Feeling buoyant after Australia's resplendent 4-0 win over Jordan on Tuesday ? which leaves the Socceroos three points away from automatic qualification to next year's World Cup Finals ? manager Holger Osieck decided to treat journalists at a post-match press conference to the words of fourth-century archbishop St Ambrose: "Mulieres taceres in ecclesia."
Apropos of nothing, and with a large grin on his face, he translated the Latin phrase as "women should shut up in public."
The manager, who was Franz Beckenbauer's assistant when Germany won the World Cup in 1990, was still smirking when he claimed the quote would make him "the darling of all Australian wives," but the grin disappeared when he was forced to issue an apology. The Daily Mail reports:
'To everyone who may feel offended by that, I offer a sincere apology,' Osieck said today.
'It was off the record, it was more a funny remark.

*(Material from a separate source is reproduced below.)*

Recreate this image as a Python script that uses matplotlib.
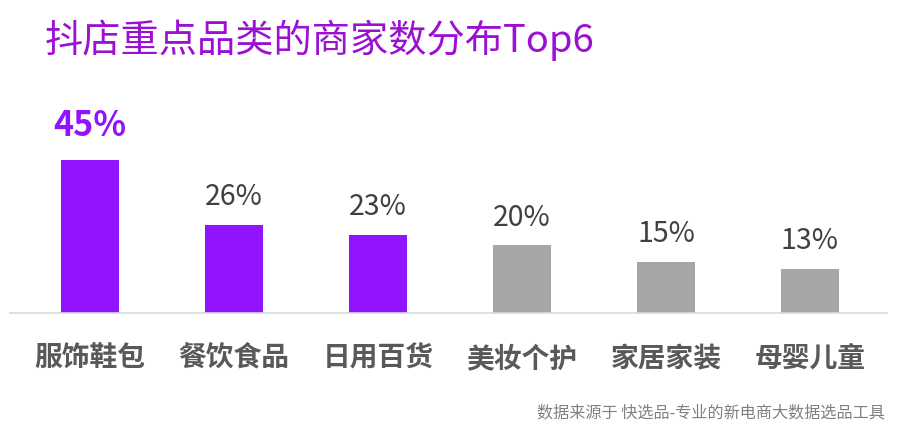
import matplotlib
matplotlib.use("Agg")
import matplotlib.pyplot as plt

plt.rcParams['font.family'] = ['Noto Sans CJK SC', 'DejaVu Sans']

categories = ['服饰鞋包', '餐饮食品', '日用百货', '美妆个护', '家居家装', '母婴儿童']
values = [45, 26, 23, 20, 15, 13]
labels = ['45%', '26%', '23%', '20%', '15%', '13%']
highlight = [True, True, True, False, False, False]

title = '抖店重点品类的商家数分布Top6'
source = '数据来源于 快选品-专业的新电商大数据选品工具'

PURPLE = '#9213FE'
GRAY = '#A6A6A6'

fig = plt.figure(figsize=(8.97, 4.34), dpi=100)
ax = fig.add_axes([10/897, 1-313/434, 877/897, (313-91)/434])
x = list(range(len(categories)))
colors = [PURPLE if h else GRAY for h in highlight]
ax.bar(x, values, width=0.40, color=colors, zorder=2)
ax.set_xlim(-0.555, 5.535)
ax.set_ylim(0, (313-91)/3.4)

for sp in ['top', 'right', 'left']:
    ax.spines[sp].set_visible(False)
ax.spines['bottom'].set_color('#D9D9D9')
ax.spines['bottom'].set_linewidth(1.2)
ax.set_yticks([])
ax.set_xticks(x)
ax.set_xticklabels(categories, fontsize=20, fontweight='bold', color='#595959')
ax.tick_params(axis='x', length=0, pad=23)

for i, (v, lab) in enumerate(zip(values, labels)):
    if i == 0:
        ax.annotate(lab, (i, v), xytext=(0, 12), textcoords='offset points',
                    ha='center', va='bottom', fontsize=24.5, fontweight='bold', color=PURPLE)
    else:
        ax.annotate(lab, (i, v), xytext=(0, 9), textcoords='offset points',
                    ha='center', va='bottom', fontsize=20.5, color='#404040')

fig.text(45/897, 1-40/434, title, fontsize=27.5, color='#9B10D2', ha='left', va='center')
fig.text(885/897, 1-413/434, source, fontsize=11.6, color='#808080', ha='right', va='center')

fig.savefig('out.png', dpi=100, facecolor='white')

'It was nothing against any women or whatever. Definitely just a complete misunderstanding.'
It's not clear why Osieck thought a comment made while taking his seat at a press conference would be "off the record," nor why he thought it was a "funny remark," but it turns out that the 64-year-old should have studied his Latin textbooks a little harder. "Mulieres taceres in ecclesia" actually means "women should stay silent in church," and was a fourth-century reference to the fairer sex singing Psalms with the choir.